Di sisi lain, meskipun utang digunakan untuk pembiayaan dan pembangunan infrastruktur, menurut Bhima, dalam 6 tahun terakhir terbukti pembangunan infrastruktur tidak menurunkan biaya logistik secara signifikan padahal tujuannya untuk efisiensi logistik.

“Tetapi yang terjadi biaya logistik masih mahal 23,5 persen dari PDB, artinya kita harus melakukan evaluasi total terhadap utang yang dikeluarkan Pemerintah sebelum dan dalam kondisi pandemi covid-19,” ujarnya.

Sehingga jalan agar utang itu tidak semakin membengkak adalah dengan melakukan renegosiasi atau restrukturisasi utang terhadap para kreditur.

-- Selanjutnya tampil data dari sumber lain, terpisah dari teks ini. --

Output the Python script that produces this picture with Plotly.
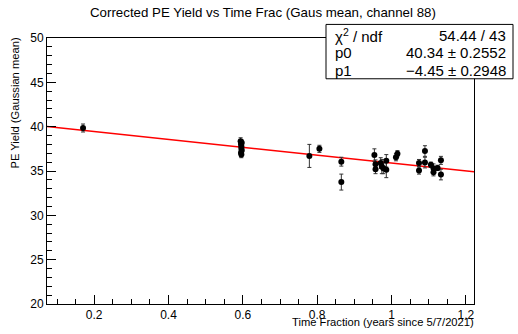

Sebenarnya Bank Dunia dan IMF juga menyerukan untuk mengurangi beban utang khususnya bagi negara-negara yang kesulitan menghadapi pandemi.

“Indonesia ini bukan negara maju tapi Indonesia merupakan negara berpendapatan menengah ke bawah sehingga Indonesia layak melakukan renegosiasi utang dengan para kreditur, itu yang harusnya dilakukan,” pungkasnya.


Utang Tembus Rp 6.000 Triliun, BPK Khawatir Pemerintah Tak Bisa Bayar

Ketua BPK RI Agung Firman Sampurna memberikan keterangan usai pertemuan dengan DPR di kompleks Parlemen, Jakarta, Selasa (30/6/2020). Dalam pertemuan, DPR meminta BPK melakukan pengawasan, pemeriksaan penggunaan dana dalam penanganan pandemi COVID-19 secara tansparan. (Liputan6.com/Johan Tallo)

Sebelumnya, Badan Pemeriksa Keuangan (BPK) merilis Laporan Keuangan Pemerintah Pusat (LKPP) Tahun 2020. Dalam ringkasan eksekutif yang dirilis, BPK mengkhawatirkan utang pemerintah Indonesia yang sudah mencapai lebih dari Rp 6.000 triliun.

Tercatat, jumlah utang yang gigantik ini melebihi rekomendasi rasio utang dari International Debt Relief (IDR) dan International Moneter Fund (IMF).

Dalam penjelasan hasil revisi atas kesinambungan fiskal, BPK mengatakan pandemi Covid-19 meningkatkan defisit, utang dan SILPA yang berdampak pada peningkatan risiko pengelolaan fiskal.

"Tren penambahan utang pemerintah dan biaya bunga melampaui pertumbuhan PDB dan penerimaan negara yang memunculkan kekhawatiran terhadap penurunan kemampuan pemerintah untuk membayar utang dan bunga utang," jelas BPK, dikutip Liputan6.com, Rabu (23/6/2021).

Secara rinci, BPK menyebutkan rasio utang Indonesia melampaui batas yang direkomendasikan IMF dan atau IDR, yaitu rasio debt service terhadap penerimaan sebesar 46,77 persen, melampaui rekomendasi IMF sebesar 25 hingga 35 persen.

Kemudian, rasio pembayaran bunga terhadap penerimaan sebesar 19,06 persen, melebih rekomendasi IDR 4,6 hingga 6,8 persen dan rekomendasi IMF 7 hingga 10 persen.

"Rasio utang terhadap penerimaan tercatat sebesar 369 persen, melampaui rekomendasi IDR sebesar 92 hingga 167 persen dan rekomendasi IMF sebesar 90 hingga 150 persen," tulis BPK.

Adapun saat ini, utang pemerintah tercatat mencapai Rp 6.527,29 triliun atau sekitar 41,18 persen terhadap PDB.